Noise on I2C bus

Thread Starter

skybox

Joined Mar 2, 2009
68
Hi guys,

Designing a mini robot with the following motor drivers:
http://focus.ti.com/lit/ds/symlink/drv8402.pdf

I am getting noise on my I2C bus whenever the motor drivers are activated. This is causing various errors on devices I am communication with I2C

Are there any tips on how to cancel out this noise? I am using a 10k pullup with 3.3V from the uP (PIC 33F series) for the I2C SDA, SCL lines.

I know this is not really detailed post, but I am looking for design tips more than anything else.

Any tips would be appreciated. Thanks!
 
Go a bit lower in resistance if you can. (5k?)

Slow the I2C speed as slow as you can without affecting performance.

Use a little RC low-pass so long as it won't affect your bits.

Do you have a picture of the noise, or an idea of the time-scale? What's your preferred bit rate?
 

Papabravo

Joined Feb 24, 2006
13,522
Separate the digital logic ground and the motor ground on your PC board. Connect the two grounds at "one point only" at the power supply. Make sure you have sufficient bulk storage and HF bypass caps on both supplies. Is this a prototype or have you already cut PC boards?

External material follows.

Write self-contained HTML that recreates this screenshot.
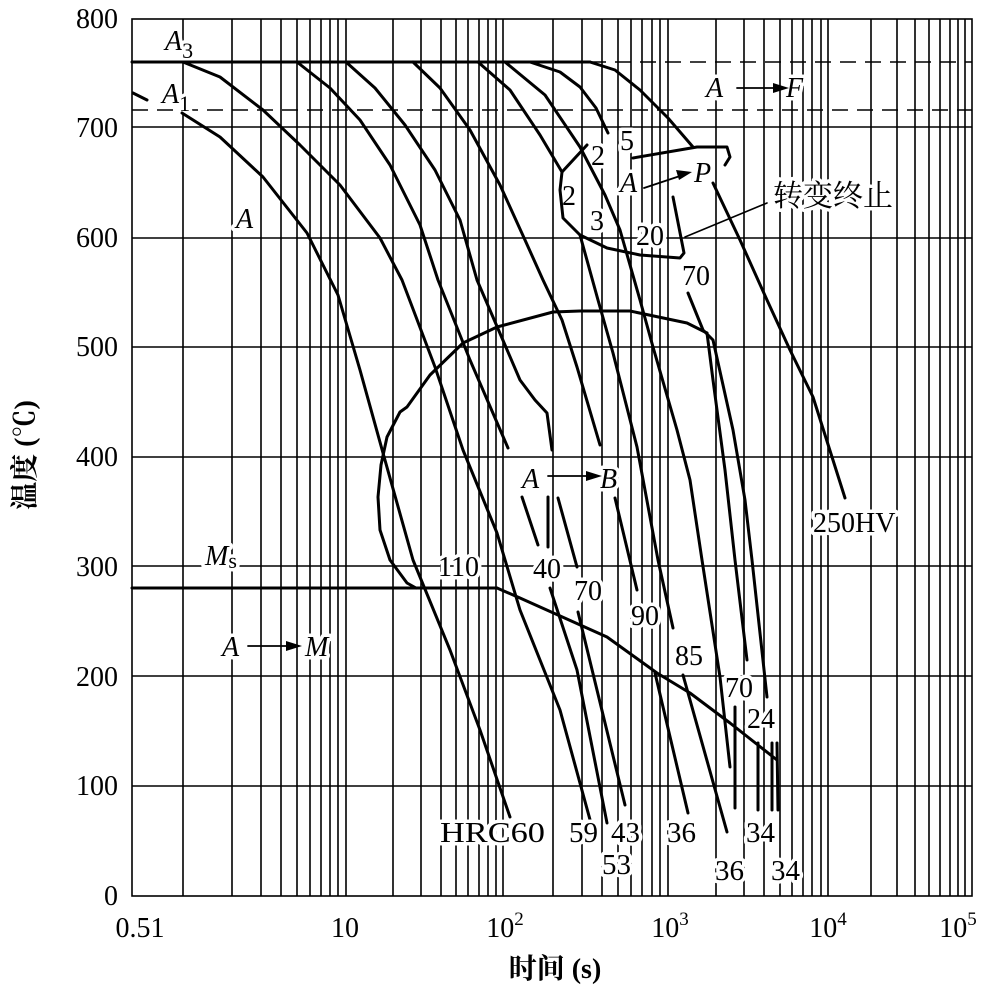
<!DOCTYPE html>
<html><head><meta charset="utf-8"><style>
html,body{margin:0;padding:0;background:#fff;}
svg{display:block;}
text{font-family:"Liberation Serif","Noto Serif CJK SC",serif;fill:#000;}
.lb{paint-order:stroke;stroke:#fff;stroke-width:7px;stroke-linejoin:round;}
</style></head><body>
<svg width="1000" height="992" viewBox="0 0 1000 992" xmlns="http://www.w3.org/2000/svg">
<g stroke="#000" stroke-width="1.6" fill="none">
<rect x="132" y="19" width="840" height="877"/>
<path d="M183 19V896M232 19V896M261 19V896M281 19V896M297 19V896M310 19V896M321 19V896M330 19V896M338 19V896M346 19V896
M393 19V896M421 19V896M441 19V896M456 19V896M468 19V896M479 19V896M488 19V896M496 19V896M503 19V896
M553 19V896M582 19V896M602 19V896M618 19V896M631 19V896M642 19V896M652 19V896M660 19V896M668 19V896
M716 19V896M744 19V896M764 19V896M780 19V896M792 19V896M803 19V896M812 19V896M821 19V896M828 19V896
M871 19V896M897 19V896M915 19V896M929 19V896M940 19V896M950 19V896M958 19V896M965 19V896"/>
<path d="M132 127H972M132 238H972M132 347H972M132 457H972M132 566H972M132 676H972M132 786H972"/>
<path d="M132 110H972M590 62H972" stroke-dasharray="16 9"/>
</g>
<g font-size="28">
<text x="165" y="50" font-style="italic" class="lb">A<tspan font-style="normal" font-size="22" dy="8">3</tspan></text>
<text x="162" y="103" font-style="italic" class="lb">A<tspan font-style="normal" font-size="22" dy="8">1</tspan></text>
<text x="236" y="228" font-style="italic" class="lb">A</text>
<text x="706" y="97" font-style="italic" class="lb">A</text>
<text x="786" y="97" font-style="italic" class="lb">F</text>
<text x="620" y="192" font-style="italic" class="lb">A</text>
<text x="694" y="182" font-style="italic" class="lb">P</text>
<text x="773" y="206" font-family="Liberation Serif,Noto Sans CJK SC,sans-serif" font-size="30" class="lb">转变终止</text>
<text x="591" y="165" class="lb">2</text>
<text x="620" y="150" class="lb">5</text>
<text x="562" y="205" class="lb">2</text>
<text x="590" y="230" class="lb">3</text>
<text x="636" y="245" class="lb">20</text>
<text x="682" y="285" class="lb">70</text>
<text x="522" y="488" font-style="italic" class="lb">A</text>
<text x="600" y="488" font-style="italic" class="lb">B</text>
<text x="813" y="532" class="lb">250HV</text>
<text x="205" y="565" font-style="italic" class="lb">M<tspan font-style="normal" font-size="22" dy="3">s</tspan></text>
<text x="222" y="656" font-style="italic" class="lb">A</text>
<text x="305" y="656" font-style="italic" class="lb">M</text>
<text x="438" y="576" class="lb">110</text>
<text x="533" y="578" class="lb">40</text>
<text x="574" y="600" class="lb">70</text>
<text x="631" y="625" class="lb">90</text>
<text x="675" y="665" class="lb">85</text>
<text x="725" y="697" class="lb">70</text>
<text x="747" y="728" class="lb">24</text>
</g>
<g stroke="#000" stroke-width="3" fill="none" stroke-linejoin="round" stroke-linecap="round">
<path d="M132 62H590"/>
<path d="M132 588H497"/>
<path d="M497 588L520 598L607 637L657 673L690 693L730 723L777 760"/>
<path d="M133 93L147 100"/>
<path d="M182 113L220 137L263 177L307 233L338 295L360 370L383 453L413 560L450 650L480 730L510 817"/>
<path d="M183 62L220 77L263 110L300 145L340 185L380 238L402 280L435 367L463 450L497 533L520 610L560 710L592 827"/>
<path d="M297 62L330 88L360 120L390 165L420 225L438 280L470 360L508 448"/>
<path d="M346 62L375 88L405 125L435 170L460 220L477 280L505 345L520 380L535 400L547 413L552 450"/>
<path d="M413 62L440 88L470 130L500 185L525 240L543 280L562 320L577 367L600 445"/>
<path d="M478 62L510 90L540 135L562 172"/>
<path d="M580 235L598 300L613 353L637 447L658 560L673 628"/>
<path d="M683 675L727 832"/>
<path d="M505 62L545 95L580 147L605 195L620 230L640 300L653 347L677 430L690 480L702 560L720 677L730 767"/>
<path d="M530 62L560 72L580 87L596 108L608 133"/>
<path d="M590 62L615 70L640 90L668 118L693 147"/>
<path d="M562 172L587 145"/>
<path d="M562 172L560 190L563 218L580 235L607 248L640 255L680 258L684 253L673 197"/>
<path d="M633 158L697 147L727 147L730 157L725 165"/>
<path d="M713 183L740 240L767 300L790 350L813 397L845 498"/>
<path d="M416 588L407 583L390 560L380 530L378 497L381 465L387 437L400 412L407 407L430 375L463 343L497 327L553 312L580 311L630 311L687 323L707 333"/>
<path d="M688 293L703 330L713 340L733 430L745 500L752 560L767 697"/>
<path d="M707 333L713 380L725 470L735 560L747 660"/>
<path d="M522 497L538 545"/><path d="M548 497L548 547"/><path d="M558 498L577 567"/>
<path d="M550 588L577 670L607 823"/>
<path d="M578 612L625 805"/>
<path d="M615 498L637 590"/><path d="M655 673L688 813"/>
<path d="M735 707L735 808"/><path d="M758 743L758 810"/><path d="M772 743L772 810"/><path d="M777 743L778 810"/>
<path d="M685 237L767 203" stroke-width="1.6"/>
<path d="M248 646H288M737 88H775M548 476H588M644 188L680 176" stroke-width="1.8"/>
</g>
<g fill="#000">
<polygon points="286,641 302,646 286,651"/>
<polygon points="773,83 789,88 773,93"/>
<polygon points="586,471 602,476 586,481"/>
<polygon points="676,170 692,172 679,180"/>
</g>
<g font-size="28">
<text x="118" y="28" text-anchor="end">800</text>
<text x="118" y="137" text-anchor="end">700</text>
<text x="118" y="247" text-anchor="end">600</text>
<text x="118" y="356" text-anchor="end">500</text>
<text x="118" y="466" text-anchor="end">400</text>
<text x="118" y="576" text-anchor="end">300</text>
<text x="118" y="686" text-anchor="end">200</text>
<text x="118" y="795" text-anchor="end">100</text>
<text x="118" y="905" text-anchor="end">0</text>
<text x="140" y="937" text-anchor="middle">0.51</text>
<text x="345" y="937" text-anchor="middle">10</text>
<text x="505" y="937" text-anchor="middle">10<tspan font-size="19" dy="-12">2</tspan></text>
<text x="670" y="937" text-anchor="middle">10<tspan font-size="19" dy="-12">3</tspan></text>
<text x="828" y="937" text-anchor="middle">10<tspan font-size="19" dy="-12">4</tspan></text>
<text x="958" y="937" text-anchor="middle">10<tspan font-size="19" dy="-12">5</tspan></text>
<text x="555" y="978" text-anchor="middle" font-weight="bold" font-family="Liberation Serif,Noto Sans CJK SC,sans-serif">时间 (s)</text>
<text transform="translate(34,455) rotate(-90)" text-anchor="middle" font-weight="bold" font-family="Liberation Serif,Noto Sans CJK SC,sans-serif">温度 (℃)</text>
</g>
<g font-size="29">
<text x="440" y="842" class="lb" textLength="105" lengthAdjust="spacingAndGlyphs">HRC60</text>
<text x="569" y="842" class="lb">59</text>
<text x="611" y="842" class="lb">43</text>
<text x="602" y="874" class="lb">53</text>
<text x="667" y="842" class="lb">36</text>
<text x="715" y="880" class="lb">36</text>
<text x="746" y="842" class="lb">34</text>
<text x="771" y="880" class="lb">34</text>
</g>
</svg>
</body></html>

"please Vasily - one ping only!"
Capt. Ramius -- The Hunt for Red October
 

Skeebopstop

Joined Jan 9, 2009
358
Post a schematic and might be able to help more.

1. I2C is not a robust communication protocol for noisy environments. Use strong pull ups, my guess is you might get away with 3k3. Check the drive strength of the driver IC to ensure it can sink and source enough current.
2. Star point grounding.
3. Strong segreggation of motor power and logic power (i.e. differential cap followed by common mode choke followed by two common mode caps - aka to earth).
4. Hit your I2C with some checksums and retry loops
5. Ensure your power rails driving the IC are on linear regulators (less ripple and much higher bandwidths).
6. Beware of miller capacitance making the driver outputs to the motor very very dirty (see literature) and coupling into your micro where I assume your I2C resides.
7. confirm a reset line isn't being hit with some noise

just pick out any of these suggestions and give em a whirl and see if it quiets up. Schematics and layout for potentially more suggestions.
 

kubeek

Joined Sep 20, 2005
5,718
Don´t use I2C, it is not good for noisy environments. CAN should get you better reliability as it is an automotive standard.